Hex dump of Gibe-F worm.

Intrusion Detection Tools

Intrusion Detection on Hosts and Networks

Assuming you got your system into a reasonable state, you would like to keep it there. Or, at least you would like to know if it is changed!

SIEM or Security Information Event Management is the current buzzword in the field.

File System Change Detection

Tripwire is the best-known solution. They also offer products to check router configurations and modules used by a web server to detect unwanted content change and serve out a "Temporarily unavailable" page in its place.
Tripwire

AIDE (Advanced Intrusion Detection Environment) is a free replacement for Tripwire, included in many Linux distributions.
AIDE

Osiris and Samhain are alternatives to AIDE.
Osiris Samhain

Host Intrusion Detection Systems

OSSEC is a free open-source IDS. There are agents for Linux, BSD, OS X, Windows, and Solaris. It does log analysis, integrity checking, Windows registry monitoring, and rootkit detection. A central data collector and analyzer provides a web dashboard interface. It supports active response, making it a HIPS or Host-based Intrusion Prevention System.
OSSEC

Wazuh is a fork of the OSSEC project.
Wazuh

Falco is a free open-source IDS for containers.
Sysdig | Falco

SNARE - System iNtrusion Analysis & Reporting Environment provides host-based intrusion detection for Linux, Solaris, and Windows including graphical configuration, monitoring, and reporting tools.
SNARE Snare Agents for Linux, Solaris, OS X, Windows

Network Intrusion Detection

Note carefully that most "network intrustion detection" system really detect an attack and not an intrusion. Still possibly useful, just make sure you understand what a tool really does.

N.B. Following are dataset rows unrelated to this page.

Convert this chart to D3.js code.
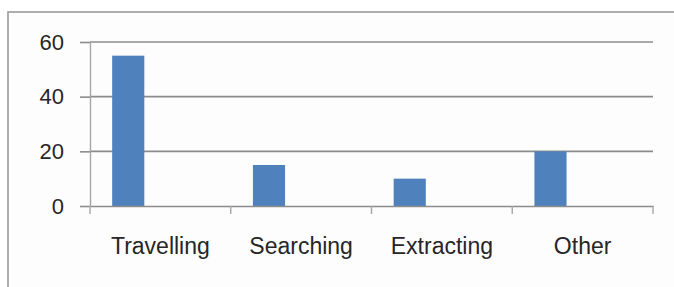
<!DOCTYPE html>
<html>
<head>
<meta charset="utf-8">
<script src="https://cdn.jsdelivr.net/npm/d3@7"></script>
<style>
	html, body { margin: 0; padding: 0; background: #fff; }
	svg { display: block; }
	text { font-family: "Liberation Sans", Arial, sans-serif; fill: #262626; }
</style>
</head>
<body>
<script>
// chart data
const categories = ['Travelling', 'Searching', 'Extracting', 'Other'];
const values = [55, 15, 10, 20];
const yTicks = [0, 20, 40, 60];

const width = 674, height = 287;
const margin = { top: 42, right: 21, bottom: 81, left: 90 };
const gridColor = '#8c8c8c';
const barColor = '#4f81bd';

const svg = d3.select('body').append('svg')
	.attr('width', width)
	.attr('height', height);

// chart area frame (right / bottom run off the picture)
svg.append('rect')
	.attr('x', 8).attr('y', 12)
	.attr('width', 700).attr('height', 320)
	.attr('fill', '#fdfdfd')
	.attr('stroke', '#9a9a9a')
	.attr('stroke-width', 1.6);

const x = d3.scaleBand()
	.domain(categories)
	.range([margin.left, width - margin.right]);

// bar sits in the first of three slots of each category
const slot = d3.scaleBand()
	.domain([0, 1, 2])
	.range([0, x.bandwidth()])
	.paddingOuter(0.69);

const y = d3.scaleLinear()
	.domain([0, d3.max(yTicks)])
	.range([height - margin.bottom, margin.top]);

// gridlines
svg.append('g')
	.selectAll('line')
	.data(yTicks.filter(d => d > 0))
	.join('line')
	.attr('x1', margin.left).attr('x2', width - margin.right)
	.attr('y1', d => y(d)).attr('y2', d => y(d))
	.attr('stroke', gridColor)
	.attr('stroke-width', 1.6);

// y axis
const yAxis = svg.append('g')
	.attr('transform', `translate(${margin.left},0)`)
	.call(d3.axisLeft(y).tickValues(yTicks).tickSize(10).tickSizeOuter(0).tickPadding(16));
yAxis.select('.domain').attr('stroke', '#a6a6a6').attr('stroke-width', 1.4);
yAxis.selectAll('.tick line').attr('stroke', gridColor).attr('stroke-width', 1.6);
yAxis.selectAll('.tick text').attr('font-size', 22).attr('fill', '#262626');

// bars
svg.append('g')
	.selectAll('rect')
	.data(values)
	.join('rect')
	.attr('x', (d, i) => x(categories[i]) + slot(0))
	.attr('width', slot.bandwidth())
	.attr('y', d => y(d))
	.attr('height', d => y(0) - y(d))
	.attr('fill', barColor);

// x axis: line, boundary ticks, centred labels
const xAxis = svg.append('g')
	.attr('transform', `translate(0,${y(0)})`)
	.call(d3.axisBottom(x).tickSize(0).tickSizeOuter(0));
xAxis.select('.domain').attr('stroke', gridColor).attr('stroke-width', 1.6);
xAxis.selectAll('.tick text')
	.attr('y', 48).attr('dy', 0)
	.attr('font-size', 23)
	.attr('fill', '#262626');

const bounds = categories.map(c => x(c)).concat(x.range()[1]);
xAxis.append('g')
	.selectAll('line')
	.data(bounds)
	.join('line')
	.attr('x1', d => d).attr('x2', d => d)
	.attr('y1', 0).attr('y2', 8)
	.attr('stroke', '#a6a6a6')
	.attr('stroke-width', 1.4);
</script>
</body>
</html>
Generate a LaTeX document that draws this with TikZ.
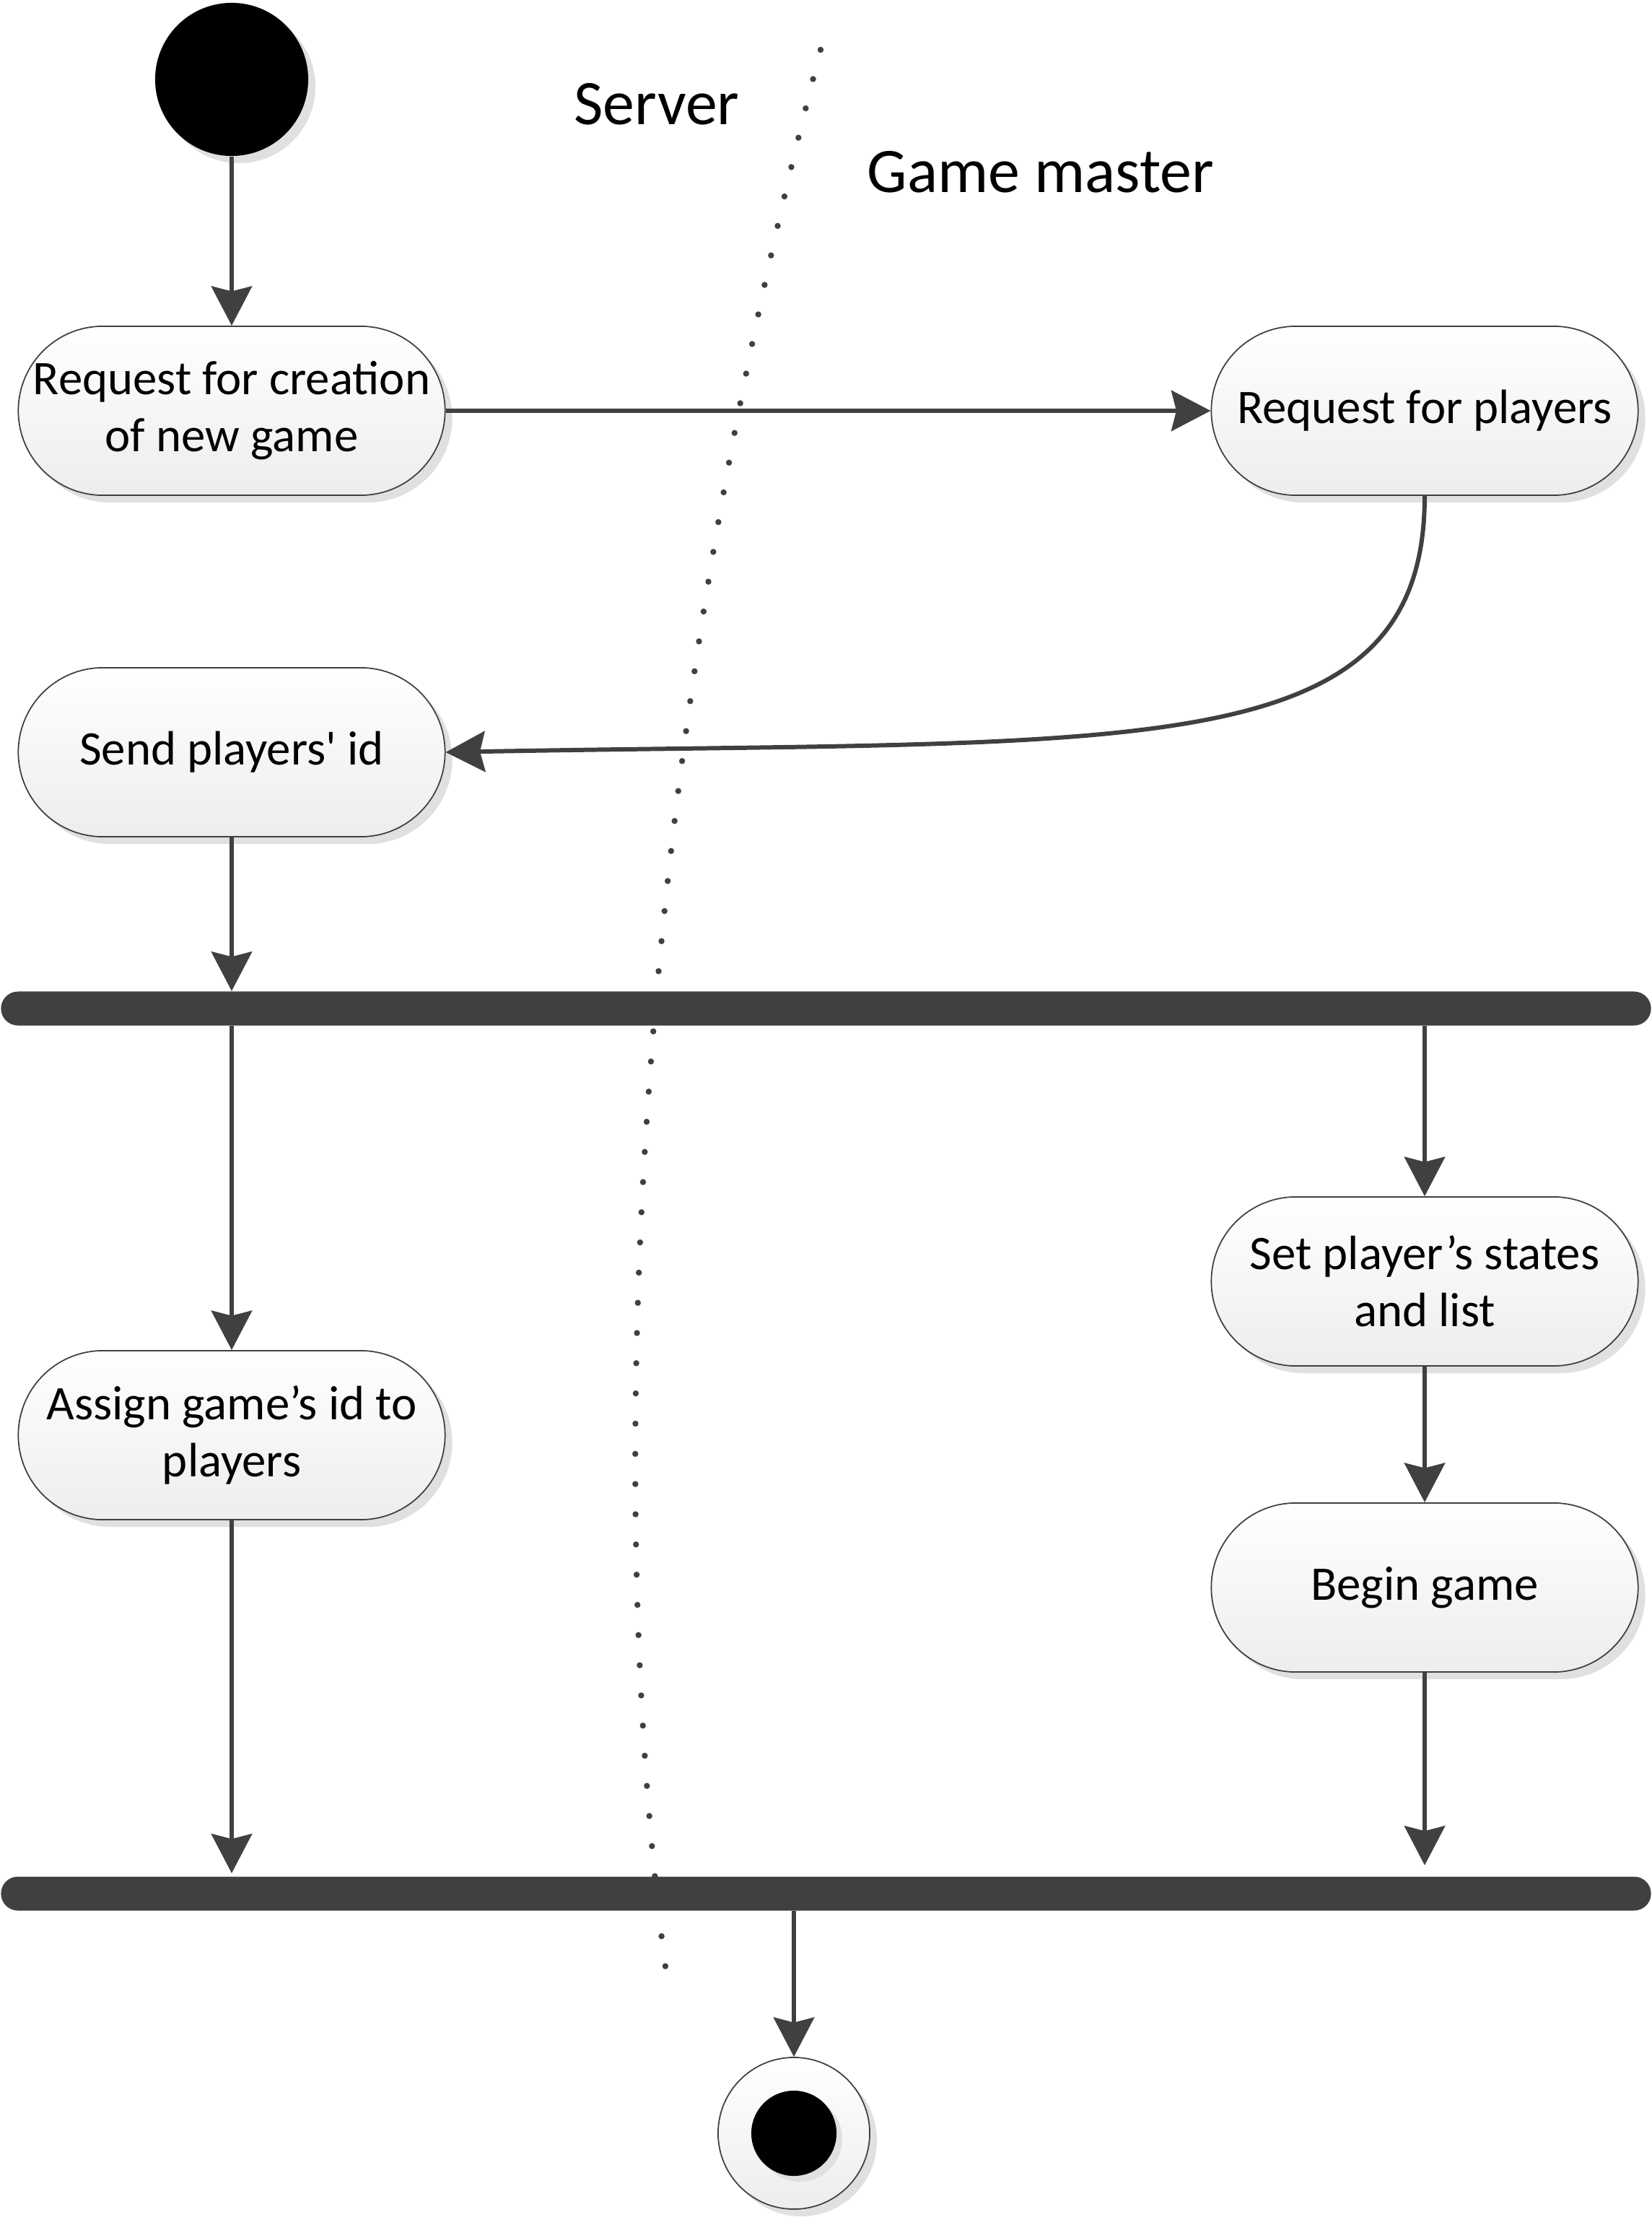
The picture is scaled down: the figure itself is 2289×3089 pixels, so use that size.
\documentclass[tikz,border=0pt]{standalone}
\usepackage{fontspec}
\setmainfont{Carlito}
\newfontfamily\carl{Carlito}
\usetikzlibrary{arrows.meta,shadows,calc}
\definecolor{lc}{HTML}{404040}
\begin{document}
\begin{tikzpicture}[x=0.01cm,y=-0.01cm,
  act/.style={draw=lc, line width=0.5pt, rectangle, rounded corners=1.17cm,
    minimum width=5.91cm, minimum height=2.34cm, inner sep=0pt,
    top color=white, bottom color=black!7, align=center,
    font=\carl\fontsize{19}{22.5}\selectfont,
    drop shadow={shadow xshift=0.1cm, shadow yshift=-0.1cm, fill=black!12, opacity=1}},
  bar/.style={rectangle, fill=lc, minimum width=22.85cm, minimum height=0.47cm,
    rounded corners=0.235cm, inner sep=0pt},
  arr/.style={draw=lc, line width=1.7pt, -{Stealth[length=15.5pt, width=16pt, inset=2pt]}},
  lane/.style={font=\carl\fontsize{25}{30}\selectfont}
]
\useasboundingbox (0,0) rectangle (2289,3089);

% swimlane separator
\draw[lc, line width=2.4pt, line cap=round, dash pattern=on 0pt off 11.9pt]
  (1137,69) .. controls (847,1182) and (847,2167) .. (923,2732);

\node[lane] (server) at (910,144) {Server};
\node[lane] (gm) at (1442,238) {Game master};

% start
\node[circle, fill=black, minimum size=2.12cm, inner sep=0pt,
  drop shadow={shadow xshift=0.1cm, shadow yshift=-0.1cm, fill=black!12, opacity=1}] (start) at (321,110) {};

\node[act] (n1) at (321,569) {Request for creation\\of new game};
\node[act] (n2) at (1974,569) {Request for players};
\node[act] (n3) at (321,1042) {Send players' id};
\node[bar] (bar1) at (1144.5,1397) {};
\node[act] (n4) at (1974,1775) {Set player’s states\\and list};
\node[act] (n5) at (321,1988) {Assign game’s id to\\players};
\node[act] (n6) at (1974,2199) {Begin game};
\node[bar] (bar2) at (1144.5,2623) {};

% end
\node[circle, draw=lc, line width=0.5pt, minimum size=2.1cm, inner sep=0pt,
  top color=white, bottom color=black!7,
  drop shadow={shadow xshift=0.1cm, shadow yshift=-0.1cm, fill=black!12, opacity=1}] (endo) at (1100,2955) {};
\node[circle, fill=black, minimum size=1.18cm, inner sep=0pt,
  drop shadow={shadow xshift=0.08cm, shadow yshift=-0.08cm, fill=black!12, opacity=1}] (endi) at (1100,2955) {};

% connectors
\draw[arr] (start.south) -- (n1.north);
\draw[arr] (n1.east) -- (n2.west);
\draw[arr] (n2.south) .. controls (1974,1064) and (1576,1024) .. (n3.east);
\draw[arr] (n3.south) -- (n3.south |- bar1.north);
\draw[arr] (n3.south |- bar1.south) -- (n5.north);
\draw[arr] (n4.north |- bar1.south) -- (n4.north);
\draw[arr] (n4.south) -- (n6.north);
\draw[arr] (n5.south) -- ($(n5.south |- bar2.north)+(0,-4)$);
\draw[arr] (n6.south) -- ($(n6.south |- bar2.north)+(0,-15)$);
\draw[arr] (endo.north |- bar2.south) -- (endo.north);
\end{tikzpicture}
\end{document}
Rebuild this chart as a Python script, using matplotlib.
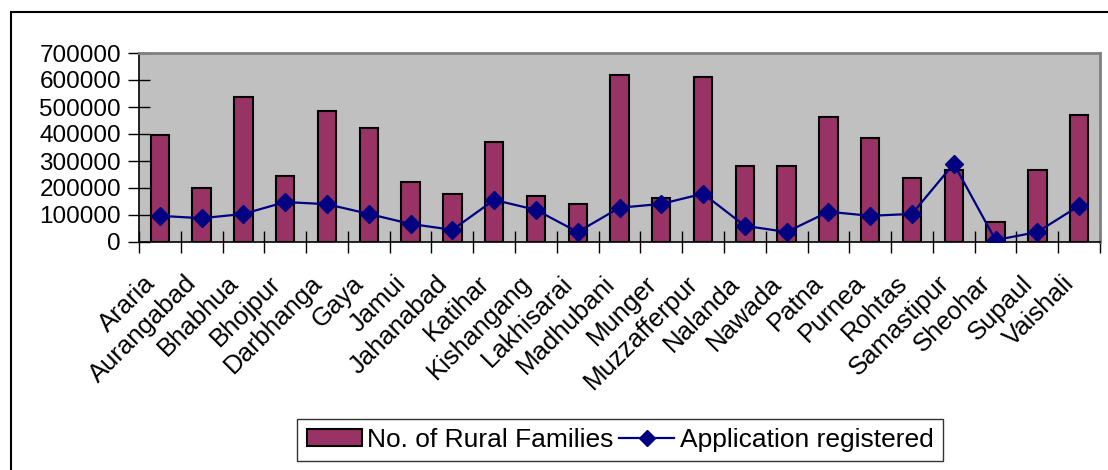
import matplotlib
matplotlib.use("Agg")
import matplotlib.pyplot as plt
from matplotlib.patches import Rectangle
from matplotlib.lines import Line2D
from matplotlib.transforms import ScaledTranslation
import numpy as np

districts = ["Araria", "Aurangabad", "Bhabhua", "Bhojpur", "Darbhanga", "Gaya",
             "Jamui", "Jahanabad", "Katihar", "Kishangang", "Lakhisarai",
             "Madhubani", "Munger", "Muzzafferpur", "Nalanda", "Nawada", "Patna",
             "Purnea", "Rohtas", "Samastipur", "Sheohar", "Supaul", "Vaishali"]
rural_families = [395000, 201000, 536000, 246000, 484000, 424000, 223000,
                  179000, 372000, 171000, 141000, 618000, 164000, 611000,
                  283000, 283000, 462000, 387000, 238000, 268000, 74000,
                  268000, 469000]
applications = [97000, 88000, 104000, 148000, 140000, 104000, 67000, 45000,
                156000, 119000, 37000, 127000, 141000, 179000, 60000, 37000,
                112000, 97000, 104000, 290000, 7000, 37000, 134000]
y_ticks = [0, 100000, 200000, 300000, 400000, 500000, 600000, 700000]

plt.rcParams["font.family"] = ["Liberation Sans", "DejaVu Sans"]

fig = plt.figure(figsize=(11.08, 4.70), dpi=100)
ax = fig.add_axes([139 / 1108, 1 - 242 / 470, (1100 - 139) / 1108, (242 - 53) / 470])

x = np.arange(len(districts))
bar_color = "#993366"
line_color = "#000080"

ax.set_facecolor("#C0C0C0")
ax.bar(x, rural_families, width=0.44, color=bar_color, edgecolor="black",
       linewidth=1.5, zorder=2)
ax.plot(x, applications, color=line_color, linewidth=1.6, marker="D",
        markersize=9, markerfacecolor=line_color, markeredgecolor=line_color,
        zorder=3)

ax.set_xlim(-0.5, len(districts) - 0.5)
ax.set_ylim(0, 700000)
ax.set_yticks(y_ticks)
ax.set_yticklabels([str(v) for v in y_ticks], fontsize=17.5)

ax.set_xticks(x)
ax.set_xticklabels(districts, fontsize=18.5, rotation=45, ha="right",
                   va="top", rotation_mode="anchor")
ax.tick_params(axis="x", which="major", length=0, pad=21)
shift = ScaledTranslation(-17 / 100, 0, fig.dpi_scale_trans)
for lbl in ax.get_xticklabels():
    lbl.set_transform(lbl.get_transform() + shift)
ax.set_xticks(np.arange(-0.5, len(districts)), minor=True)
ax.tick_params(axis="x", which="minor", direction="inout", length=16,
               width=1, color="black")
ax.tick_params(axis="y", direction="inout", length=16, width=1, pad=5)

for side in ("left", "bottom"):
    ax.spines[side].set_color("black")
    ax.spines[side].set_linewidth(1.2)
for side in ("top", "right"):
    ax.spines[side].set_color("#808080")
    ax.spines[side].set_linewidth(2)

handles = [
    Rectangle((0, 0), 1, 1, facecolor=bar_color, edgecolor="black", linewidth=1.5),
    Line2D([], [], color=line_color, linewidth=1.6, marker="D", markersize=8,
           markerfacecolor=line_color, markeredgecolor=line_color),
]
leg = fig.legend(handles, ["No. of Rural Families", "Application registered"],
                 loc="center", bbox_to_anchor=(620 / 1108, 1 - 440 / 470),
                 ncol=2, fontsize=19, frameon=True, fancybox=False,
                 edgecolor="black", borderpad=0.35, handlelength=2.1,
                 handleheight=0.6, handletextpad=0.2, columnspacing=0.2,
                 borderaxespad=0)
leg.get_frame().set_linewidth(1.0)

# chart-area frame (only its left and top edges fall inside the canvas)
fig.patches.append(Rectangle((11 / 1108, -0.2), 1.2, 1 - 12 / 470 + 0.2,
                             transform=fig.transFigure, fill=False,
                             edgecolor="black", linewidth=1.5, zorder=0))

fig.savefig("out.png", dpi=100, facecolor="white")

Also be somewhat skeptical of the real need for NID. If you are running BSD, do you really care that someone on the other side of the planet is trying to exploit a risk only found on Microsoft SQL Server? Is it appropriate to waste your time being "warned" about this complete non-risk? Aggressive NID can be a denial-of-service attack against yourself!

Security Onion is a free Linux distribution with several network IDS tools plus Wazuh (see above) and other host IDS, testing, and analysis tools.
Security Onion

Snort is a great tool that detects and diagnoses scans, probes, and attempted attacks.

There are many tools to automatically analyze audit trails for suspicious events. Splunk, Hewlett-Packard's ArcSight, and IBM's QRadar are the big names in the field.